There were also eight other Brahmin leaders among the 30 more appointments made to the PCC. Five each are from the Muslim and the Dalit communities. The expanded state committee is expected to give more strength to the party already being headed by Ajay Kumar Lallu, a two-term MLA from a humble background and a backward caste.
The question is why is this caste homework so necessary for the Grand Old Party and what does it aim to achieve through the new re-structuring? Insiders say the party is working on a two-pronged strategy. While on one hand, Priyanka Gandhi herself is gearing up to launch a campaign in the state and lead it from the front, the other agenda is to have a strong and caste-calculated organisation to convert her charisma into votes and support.
A senior leader in the party said, “Struggle on streets and Brand Priyanka alone can’t ensure a big electoral victory. The party needs a strong caste base. For us, the priority at hand is to bring back the Brahmins to our fold.”
Historically, since India’s Independence to the mid-eighties, Brahmins and Dalits had been the party’s core vote base. Brahmins, to a larger extent, then moved on to the BJP under the rising influence of Hindutva politics, while Dalits gradually shifted towards caste-based identity politics of the BSP. The Muslims, henceforth, kept experimenting with either the Backward Caste dominated Samajwadi Party or else the BSP in order to fight the BJP.
Now, as Priyanka Gandhi has taken a serious plunge in state politics, it becomes imperative for her and her party to regain the lost ground. The idea is that if the party can successfully win back the Brahmins and a section of Dalits, it can then hope to catch on to the imagination of the minorities as well.

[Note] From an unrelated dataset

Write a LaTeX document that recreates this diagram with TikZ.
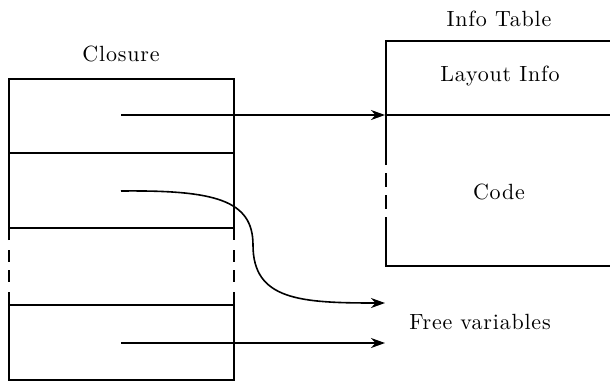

Amidst the rising Brahmin discontent against the Yogi Adityanath government and Priyanka Gandhi’s strong outreach among the Muslims in the aftermath of the anti-CAA stir, the party hopes for a turn-around. The hope is that Priyanka Gandhi’s strong intervention in the state on issues ranging from law and order to cases of atrocities on Dalits, along with a strong organisation, will catch people’s imagination in the days to come.